Bisnis.com, JAKARTA - Entitas Grup Djarum PT Global Digital Niaga Tbk. (BELI) atau Blibli mengalami kelebihan permintaan dalam proses IPO. Manajemen pun mengungkapkan perbedaan Blibli dengan emiten teknologi lainnya yang sudah melantai di Bursa Efek Indonesia (BEI), seperti PT GoTo Gojek Tokopedia Tbk. (GOTO) dan PT Bukalapak.com Tbk. (BUKA).
Blibli menerbitkan sebanyak 17,7 miliar saham baru dengan harga penawaran Rp450 per saham kepada masyarakat dalam penawaran umum perdana saham atau initial public offering (IPO) sehingga berpotensi meraup dana Rp7,9 triliun.
Harga penawaran Blibli sebesar Rp450 per saham, membuat harga penawaran IPO-nya lebih mahal dibandingkan GOTO yang sebesar Rp388 per saham.

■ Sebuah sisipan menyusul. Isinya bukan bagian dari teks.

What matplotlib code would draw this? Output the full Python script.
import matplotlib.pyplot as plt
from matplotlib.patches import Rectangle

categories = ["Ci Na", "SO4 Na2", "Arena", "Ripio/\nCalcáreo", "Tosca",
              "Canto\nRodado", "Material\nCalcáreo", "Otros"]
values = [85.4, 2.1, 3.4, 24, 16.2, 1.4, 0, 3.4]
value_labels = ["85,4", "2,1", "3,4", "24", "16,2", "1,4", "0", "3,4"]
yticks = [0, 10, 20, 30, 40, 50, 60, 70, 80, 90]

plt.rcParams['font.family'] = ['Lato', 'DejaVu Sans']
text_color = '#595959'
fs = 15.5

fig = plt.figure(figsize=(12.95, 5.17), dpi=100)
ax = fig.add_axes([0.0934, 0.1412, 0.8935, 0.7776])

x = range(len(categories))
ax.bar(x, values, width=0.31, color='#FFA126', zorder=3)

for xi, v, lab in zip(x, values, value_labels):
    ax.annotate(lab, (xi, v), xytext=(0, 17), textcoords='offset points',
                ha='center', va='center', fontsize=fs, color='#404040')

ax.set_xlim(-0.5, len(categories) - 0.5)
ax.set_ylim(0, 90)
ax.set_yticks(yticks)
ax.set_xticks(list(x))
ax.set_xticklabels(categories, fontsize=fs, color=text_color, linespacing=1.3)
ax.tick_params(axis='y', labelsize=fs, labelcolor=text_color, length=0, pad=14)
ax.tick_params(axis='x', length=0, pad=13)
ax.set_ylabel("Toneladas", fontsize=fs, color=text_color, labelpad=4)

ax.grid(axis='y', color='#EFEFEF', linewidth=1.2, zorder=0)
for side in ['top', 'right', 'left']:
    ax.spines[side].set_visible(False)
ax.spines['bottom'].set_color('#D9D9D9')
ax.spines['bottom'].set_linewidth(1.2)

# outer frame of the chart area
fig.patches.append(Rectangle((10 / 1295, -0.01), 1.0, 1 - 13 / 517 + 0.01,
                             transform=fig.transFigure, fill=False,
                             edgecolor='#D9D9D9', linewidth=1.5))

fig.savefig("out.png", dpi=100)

Namun, harga penawaran ini lebih murah dibandingkan dengan BUKA Rp850 per saham.
Associate Director of Research Pilarmas Investindo Sekuritas Maximilianus Nico Demus melihat dengan bookbuilding yang oversubscribe hingga 1,6 kali, prospek saham BELI masih akan baik meskipun secara nominal harga lebih mahal jika dibandingkan dengan IPO GOTO sebelumnya.

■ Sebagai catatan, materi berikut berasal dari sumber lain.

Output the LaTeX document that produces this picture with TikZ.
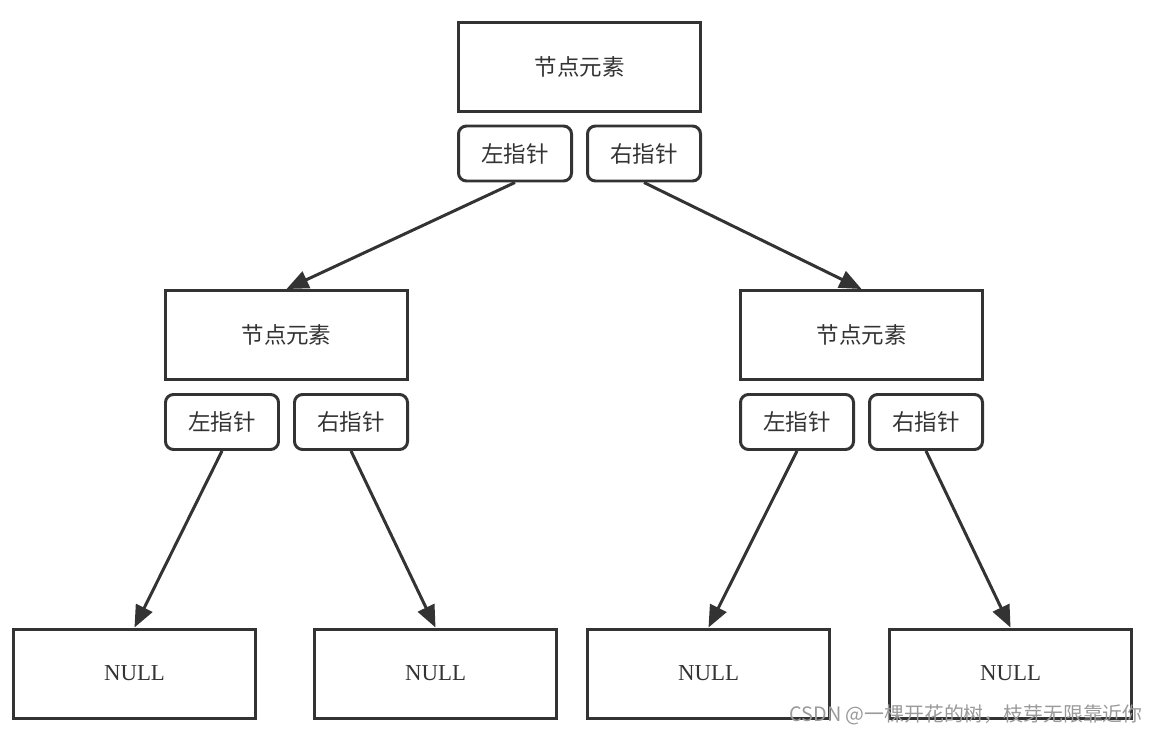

"Namun, secara valuasi kami lihat cukup murah di mana EV/Sales 4 kali dengan proyeksi pendapatan sebesar Rp12,6 triliun pada perkiraan tahun penuh 2022. Rugi yang dibukukan BELI pun tidak sebesar GOTO dan BUKA," kata Nico kepada Bisnis.
Lalu, lanjutnya, take rate BELI juga mengalami penguatan dalam 3 tahun terakhir di level 5,3 persen.
Baca Juga
Selanjutnya, menurut Nico ke depan ekosistem yang dibangun antara Blibli, PT Global Tiket Network atau tiket.com, dan PT Supra Boga Lestari Tbk. (RANC) atau Ranch Market, serta strategi pengembangan omnichannel akan mampu menopang kinerja BELI ke depan.

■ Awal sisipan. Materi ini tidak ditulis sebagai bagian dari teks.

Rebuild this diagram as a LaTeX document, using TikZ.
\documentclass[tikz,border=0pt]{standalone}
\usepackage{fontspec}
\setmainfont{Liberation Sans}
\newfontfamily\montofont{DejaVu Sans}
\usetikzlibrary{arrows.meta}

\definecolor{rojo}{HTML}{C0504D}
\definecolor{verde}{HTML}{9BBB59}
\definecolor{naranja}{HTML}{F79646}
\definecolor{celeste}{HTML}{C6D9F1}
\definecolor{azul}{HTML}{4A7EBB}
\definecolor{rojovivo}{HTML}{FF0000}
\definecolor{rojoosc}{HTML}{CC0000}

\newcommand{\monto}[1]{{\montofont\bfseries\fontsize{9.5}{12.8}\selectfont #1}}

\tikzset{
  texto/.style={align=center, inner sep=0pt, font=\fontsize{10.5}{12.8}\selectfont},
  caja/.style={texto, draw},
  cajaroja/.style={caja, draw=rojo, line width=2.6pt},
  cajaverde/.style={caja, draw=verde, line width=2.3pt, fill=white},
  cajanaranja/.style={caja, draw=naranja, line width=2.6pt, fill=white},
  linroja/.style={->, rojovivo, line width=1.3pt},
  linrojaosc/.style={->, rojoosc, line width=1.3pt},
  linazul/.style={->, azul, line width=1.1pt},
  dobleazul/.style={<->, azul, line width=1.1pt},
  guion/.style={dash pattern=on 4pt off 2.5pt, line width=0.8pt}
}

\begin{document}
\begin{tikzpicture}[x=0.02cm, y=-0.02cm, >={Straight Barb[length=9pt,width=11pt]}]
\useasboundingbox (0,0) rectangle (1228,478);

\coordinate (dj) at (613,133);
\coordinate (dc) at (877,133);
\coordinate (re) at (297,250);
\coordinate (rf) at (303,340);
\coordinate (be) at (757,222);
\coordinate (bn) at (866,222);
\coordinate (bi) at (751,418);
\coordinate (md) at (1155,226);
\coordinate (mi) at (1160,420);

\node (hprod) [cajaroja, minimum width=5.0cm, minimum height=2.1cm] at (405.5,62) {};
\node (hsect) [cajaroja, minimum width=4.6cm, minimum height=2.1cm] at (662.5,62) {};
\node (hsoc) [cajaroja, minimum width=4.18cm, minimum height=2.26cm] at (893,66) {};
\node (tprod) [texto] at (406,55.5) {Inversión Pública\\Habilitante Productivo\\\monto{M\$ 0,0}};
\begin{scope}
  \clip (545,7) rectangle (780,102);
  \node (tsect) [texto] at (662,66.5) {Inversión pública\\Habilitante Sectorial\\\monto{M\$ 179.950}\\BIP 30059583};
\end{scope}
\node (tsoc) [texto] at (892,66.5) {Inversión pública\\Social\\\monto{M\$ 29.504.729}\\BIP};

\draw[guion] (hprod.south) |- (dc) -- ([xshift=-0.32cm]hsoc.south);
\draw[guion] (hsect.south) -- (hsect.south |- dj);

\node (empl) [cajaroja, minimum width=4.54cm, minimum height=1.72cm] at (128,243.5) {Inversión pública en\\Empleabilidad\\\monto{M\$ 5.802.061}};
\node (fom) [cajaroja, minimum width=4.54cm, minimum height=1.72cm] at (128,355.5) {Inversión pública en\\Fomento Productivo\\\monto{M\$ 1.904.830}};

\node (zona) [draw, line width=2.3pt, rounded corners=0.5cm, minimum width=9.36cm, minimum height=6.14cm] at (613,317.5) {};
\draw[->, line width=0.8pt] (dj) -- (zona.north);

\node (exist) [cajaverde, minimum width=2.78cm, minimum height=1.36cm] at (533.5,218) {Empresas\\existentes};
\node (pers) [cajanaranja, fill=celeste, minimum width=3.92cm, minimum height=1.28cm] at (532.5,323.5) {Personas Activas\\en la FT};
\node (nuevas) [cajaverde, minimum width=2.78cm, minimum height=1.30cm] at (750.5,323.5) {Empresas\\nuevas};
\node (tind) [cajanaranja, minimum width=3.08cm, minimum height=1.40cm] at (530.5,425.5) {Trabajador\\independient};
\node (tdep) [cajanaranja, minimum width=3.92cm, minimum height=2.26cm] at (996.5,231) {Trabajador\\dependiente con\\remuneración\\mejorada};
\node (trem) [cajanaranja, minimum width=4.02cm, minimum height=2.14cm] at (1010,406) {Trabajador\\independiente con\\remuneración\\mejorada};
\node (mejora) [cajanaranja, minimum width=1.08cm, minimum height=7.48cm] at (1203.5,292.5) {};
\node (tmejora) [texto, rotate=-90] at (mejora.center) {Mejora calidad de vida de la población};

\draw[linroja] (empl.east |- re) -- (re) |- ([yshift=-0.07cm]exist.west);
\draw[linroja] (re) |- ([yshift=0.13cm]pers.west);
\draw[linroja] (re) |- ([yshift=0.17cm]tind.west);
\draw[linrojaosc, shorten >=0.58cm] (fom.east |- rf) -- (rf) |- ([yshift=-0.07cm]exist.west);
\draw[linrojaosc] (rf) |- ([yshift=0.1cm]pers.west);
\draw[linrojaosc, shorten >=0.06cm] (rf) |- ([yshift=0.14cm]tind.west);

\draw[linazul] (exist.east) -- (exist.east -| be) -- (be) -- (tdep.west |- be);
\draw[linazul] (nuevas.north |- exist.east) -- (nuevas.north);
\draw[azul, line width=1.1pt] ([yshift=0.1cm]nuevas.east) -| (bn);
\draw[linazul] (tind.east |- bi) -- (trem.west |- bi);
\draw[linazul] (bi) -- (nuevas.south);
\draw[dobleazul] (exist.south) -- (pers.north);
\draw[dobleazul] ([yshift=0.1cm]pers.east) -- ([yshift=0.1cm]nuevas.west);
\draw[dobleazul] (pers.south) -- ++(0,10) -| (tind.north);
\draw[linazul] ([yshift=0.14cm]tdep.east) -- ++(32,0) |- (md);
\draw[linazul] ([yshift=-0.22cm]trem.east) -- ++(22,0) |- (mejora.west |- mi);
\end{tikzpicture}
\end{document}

"Yang juga dinilai dapat menopang kinerja BELI ke depannya yaitu ekosistem yang dibangun, strategi pengembangan omnichannel serta jangkauan segmen yang cukup terdiversifikasi," tuturnya.
Sebelumnya, Direktur Utama Blibli Kusumo Martanto mengatakan secara fundamental, bisnis model antara Blibli dan emiten teknologi lainnya seperti BUKA dan GOTO berbeda.
"Kemudian secara ekosistem, omnichannel kami unik di Indonesia. Kami dimulai dengan Business to consumer (B2C) dengan kerja sama langsung dengan brand maupun authorized distributor," kata Kusumo belum lama ini.
Dia melanjutkan, bisnis model Blibli ini memiliki take rate yang lebih tinggi dibandingkan model consumer to consumer (C2C).
"Kita juga tau bisnis travel itu take rate-nya seperti apa. Mereka membawa keuntungan dan jika ini dikombinasikan jadi satu, kami percaya kami bisa lebih baik," ucapnya.
Selain bisnis model yang berbeda, Kusumo juga menyampaikan tidak ada skema greenshoe dan hak suara multipel atau multiple voting shares (MVS) seperti yang dilakukan oleh GOTO.
"Tidak ada greenshoe, karena kami dari segi struktur lebih sederhana, dan tidak ada MVS karena hanya ada satu sponsor, Djarum. Mereka [Djarum] sangat komitmen untuk bisnis ke depan," tutur dia.